Bush is scheduled to give a speech about stem cells today at 2:15 p.m. ET. ABC's The Note calls that speech make or break for his party's hopes in 2006: 'If today's remarks make you think of the best work of Karen Hughes and Mike Gerson, bet on [Republicans to hold the House]. If the remarks make you think of the passionless and defensive words that come out of a bureaucratic process, double down on [the Democrats].

NBC's First Read reports: "If you keep your eyes trained on news out of the Middle East today, you risk missing the first veto of George W. Bush's presidency and the House vote that will sustain it. Which may be what some Republicans are hoping as they seek to put the matter behind them."

Is It Murder?


Here are Tony Snow's strong words at yesterday's press briefing: "The President believes strongly that for the purpose of research it's inappropriate for the federal government to finance something that many people consider murder; he's one of them. . . .

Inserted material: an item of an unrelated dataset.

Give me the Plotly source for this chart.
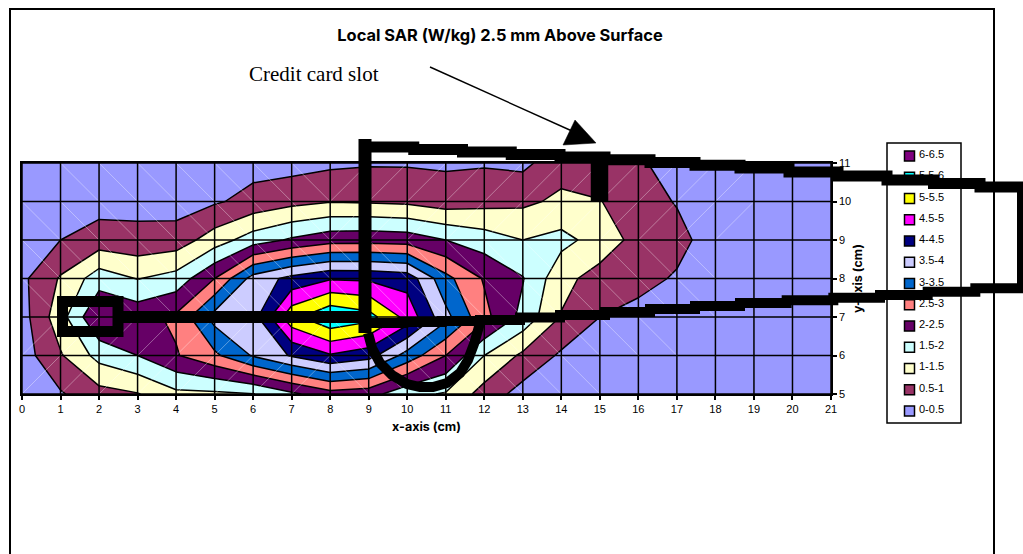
import plotly.graph_objects as go

x_cm = list(range(22))
y_cm = [5, 6, 7, 8, 9, 10, 11]
z_y5 = [.1, .45, .82, .97, 1.38, 1.4, 1.48, 1.9, 2.3, 2.2, 1.65, 1.45, .79, .3, .1, .05, .02, 0, 0, 0, 0, 0]
z_y6 = [.26, .95, 1.67, 2.0, 2.46, 2.9, 3.55, 4.05, 4.45, 4.2, 3.3, 2.5, 1.5, .9, .42, .2, .1, .05, .03, 0, 0, 0]
z_y7 = [.3, 1.3, 2.5, 2.33, 2.59, 3.69, 3.8, 5.35, 5.95, 5.7, 4.83, 3.65, 2.65, 1.85, .97, .5, .35, .2, .1, .05, 0, 0]
z_y8 = [.39, 1.05, 1.77, 1.48, 1.69, 2.5, 3.7, 4.15, 4.45, 4.42, 4.3, 3.15, 2.45, 2.03, 1.15, .8, .65, .45, .2, .1, .05, 0]
z_y9 = [.25, .5, .73, .66, .73, 1.25, 1.75, 2.07, 2.3, 2.33, 2.28, 2.0, 1.75, 1.5, 1.65, 1.3, .82, .65, .27, .1, .05, 0]
z_y10 = [.1, .25, .3, .33, .27, .44, .66, .85, .97, .95, .9, .75, .83, .9, 1.1, 1.02, .7, .47, .3, .1, .05, 0]
z_y11 = [0, .1, .1, .08, .1, .12, .33, .31, .4, .45, .45, .43, .45, .38, .8, .7, .55, .35, .2, .1, .05, 0]
z_rows = [z_y5, z_y6, z_y7, z_y8, z_y9, z_y10, z_y11]
band_labels = ["0-0.5", "0.5-1", "1-1.5", "1.5-2", "2-2.5", "2.5-3", "3-3.5", "3.5-4", "4-4.5", "4.5-5", "5-5.5", "5.5-6", "6-6.5"]
band_colors = ["#9999FF", "#993366", "#FFFFCC", "#CCFFFF", "#660066", "#FF8080", "#0066CC", "#CCCCFF", "#000080", "#FF00FF", "#FFFF00", "#00FFFF", "#800080"]

W, H = 1023, 554
def px(v): return v / W
def py(v): return 1 - v / H
FONT = "Liberation Sans"
BOLD = "Inter"

# one colour slot centred on each band's mid value as plotly.js looks it up
n_up = len(band_colors) - 1
scale = []
for i, c in enumerate(band_colors):
    scale += [[max((i - 0.5) / n_up, 0), c], [min((i + 0.5) / n_up, 1), c]]

fig = go.Figure()
fig.add_trace(go.Contour(
    x=x_cm, y=y_cm, z=z_rows,
    colorscale=scale, showscale=False, hoverinfo="skip",
    contours=dict(start=0.5, end=6, size=0.5, coloring="fill"),
    line=dict(color="black", width=1.5, smoothing=0)))

# faint triangulation seams of the original contour renderer
seam_x, seam_y = [], []
for j in range(len(y_cm) - 1):
    for i in range(len(x_cm) - 1):
        corners = [z_rows[j][i], z_rows[j][i + 1], z_rows[j + 1][i], z_rows[j + 1][i + 1]]
        if max(corners) < 0.3 or min(corners) <= 0:
            continue
        if i < 8:
            rising = y_cm[j] < 7
        else:
            rising = y_cm[j] >= 9
        seam_x += [x_cm[i], x_cm[i + 1], None]
        seam_y += ([y_cm[j], y_cm[j + 1], None] if rising else [y_cm[j + 1], y_cm[j], None])
fig.add_trace(go.Scatter(x=seam_x, y=seam_y, mode="lines", line=dict(color="rgba(255,255,255,0.45)", width=0.8),
                         hoverinfo="skip", showlegend=False))

grid_x, grid_y = [], []
for v in x_cm:
    grid_x += [v, v, None]
    grid_y += [y_cm[0], y_cm[-1], None]
for v in y_cm:
    grid_x += [x_cm[0], x_cm[-1], None]
    grid_y += [v, v, None]
fig.add_trace(go.Scatter(x=grid_x, y=grid_y, mode="lines", line=dict(color="black", width=1.5),
                         hoverinfo="skip", showlegend=False))

n = len(band_colors)
rows = list(range(n))
fig.add_trace(go.Scatter(x=[909.5] * n, y=rows, mode="markers", xaxis="x2", yaxis="y2",
                         marker=dict(symbol="square", size=10, color=band_colors, line=dict(color="black", width=1.5)),
                         hoverinfo="skip", showlegend=False))

annotations = [
    dict(text="Credit card slot", xref="paper", yref="paper", x=px(248), y=py(74), xanchor="left", yanchor="middle",
         showarrow=False, xshift=-1, font=dict(family="Liberation Serif", size=21, color="black")),
]
for i, label in enumerate(band_labels):
    annotations.append(dict(text=label, xref="x2", yref="y2", x=916.5, y=i, xanchor="left", yanchor="middle", yshift=2,
                            showarrow=False, font=dict(family=FONT, size=11, color="black")))

def poly(pts, closed=False):
    d = "M" + " L".join(f"{px(a)},{py(b)}" for a, b in pts)
    return d + (" Z" if closed else "")

def stroke(pts, w, closed=False):
    return dict(type="path", xref="paper", yref="paper", path=poly(pts, closed), layer="above",
                line=dict(color="black", width=w), fillcolor="rgba(0,0,0,0)")

def solid(pts):
    return dict(type="path", xref="paper", yref="paper", path=poly(pts, True), layer="above",
                line=dict(color="black", width=0.5), fillcolor="black")

def stair(pts, run=44):
    # the card outline in the source is a coarse bitmap: long flat runs with small jumps
    out = [pts[0]]
    for (a0, b0), (a1, b1) in zip(pts, pts[1:]):
        steps = max(1, round((a1 - a0) / run))
        for k in range(1, steps + 1):
            a = a0 + (a1 - a0) * k / steps
            b = b0 + (b1 - b0) * k / steps
            out += [(a, out[-1][1]), (a, b)]
    return out

shapes = [
    dict(type="path", xref="paper", yref="paper", layer="below", path=poly([(10, 554), (10, 9), (994, 9), (994, 554)]),
         line=dict(color="black", width=2)),
    dict(type="rect", xref="paper", yref="paper", layer="below", x0=px(887), x1=px(961), y0=py(143), y1=py(423),
         line=dict(color="black", width=1.5), fillcolor="white"),
    stroke(stair([(365, 147), (560, 157), (740, 168), (887, 180), (980, 187), (1023, 188)]), 11),
    stroke([(1020, 188), (1020, 286)], 6),
    stroke(stair([(365, 323), (480, 320), (560, 315), (740, 303), (880, 295), (1023, 285)]), 10),
    stroke([(365, 139), (365, 333)], 13),
    stroke([(62.5, 301.5), (118, 301.5), (118, 331.5), (62.5, 331.5)], 11, closed=True),
    stroke([(118, 317), (365, 317)], 12),
    stroke([(368, 333), (372, 348), (380, 363), (392, 375), (407, 384), (420, 387), (433, 387), (447, 383),
            (460, 373), (468, 360), (474, 344), (480, 323)], 10),
    solid([(591, 160), (608, 160), (608, 201), (591, 201)]),
    stroke([(430, 67), (572, 131)], 1.4),
    solid([(575, 120), (596, 143), (563, 145)]),
]

axis_line = dict(showline=True, linecolor="black", linewidth=1.5, mirror=True, showgrid=False, zeroline=False,
                 automargin=False, ticks="outside", ticklen=4, tickwidth=1.5, tickcolor="black",
                 tickfont=dict(family=FONT, size=11, color="black"))

fig.update_layout(
    width=W, height=H, margin=dict(l=0, r=0, t=0, b=0), paper_bgcolor="white", plot_bgcolor="white",
    showlegend=False,
    title=dict(text="<b>Local SAR (W/kg) 2.5 mm Above Surface</b>", x=500 / W, y=py(35), xanchor="center", yanchor="middle",
               automargin=False, font=dict(family=BOLD, size=16.4, color="black")),
    xaxis=dict(domain=[px(22), px(831)], range=[0, 21], tickvals=x_cm, anchor="y",
               title=dict(text="<b>x-axis (cm)</b>", font=dict(family=BOLD, size=12.5, color="black"), standoff=8), **axis_line),
    yaxis=dict(domain=[py(394), py(163)], range=[5, 11], tickvals=y_cm, side="right", anchor="x",
               title=dict(text="<b>y-axis (cm)</b>", font=dict(family=BOLD, size=12.5, color="black"), standoff=3), **axis_line),
    xaxis2=dict(domain=[px(887), px(961)], range=[887, 961], visible=False, anchor="y2"),
    yaxis2=dict(domain=[py(421.6), py(145.4)], range=[-0.5, 12.5], visible=False, anchor="x2"),
    annotations=annotations, shapes=shapes,
)
fig.write_html("out.html", config={"displayModeBar": False},
               post_script="document.body.style.margin='0';document.body.style.overflow='hidden';")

"The simple answer is he thinks murder is wrong. . . .

"[T]he President is not going to get on the slippery slope of taking something that is living and making it dead for the purpose of research."

And yet, Snow notes: "There is nothing that makes embryonic stem cell research illegal; it simply says that the federal government will not finance it. As you know, there are ongoing efforts in some states, including, I think, California and Massachusetts, to use state money for it, and I daresay if people think that there's a market for it, they're going to support it handsomely."

How do you reconcile those two positions?

A Washington Post editorial asks that very question: "We understand that people can in good faith disagree on this question. But we don't understand the logic of Mr. Bush's position. If using discarded embryos to extract stem cells is murder, how can he permit it to proceed with private funding? If this is murder, isn't it also immoral to allow federal research on existing lines of embryonic stem cells, as the current administration policy permits, though they are the fruit of a homicidal act?"

Karl Rove Watch


Jeremy Manier and Judith Graham write in the Chicago Tribune: "When White House political adviser Karl Rove signaled last week that President Bush planned to veto the stem cell bill being considered by the Senate, the reasons he gave went beyond the president's moral qualms with research on human embryos.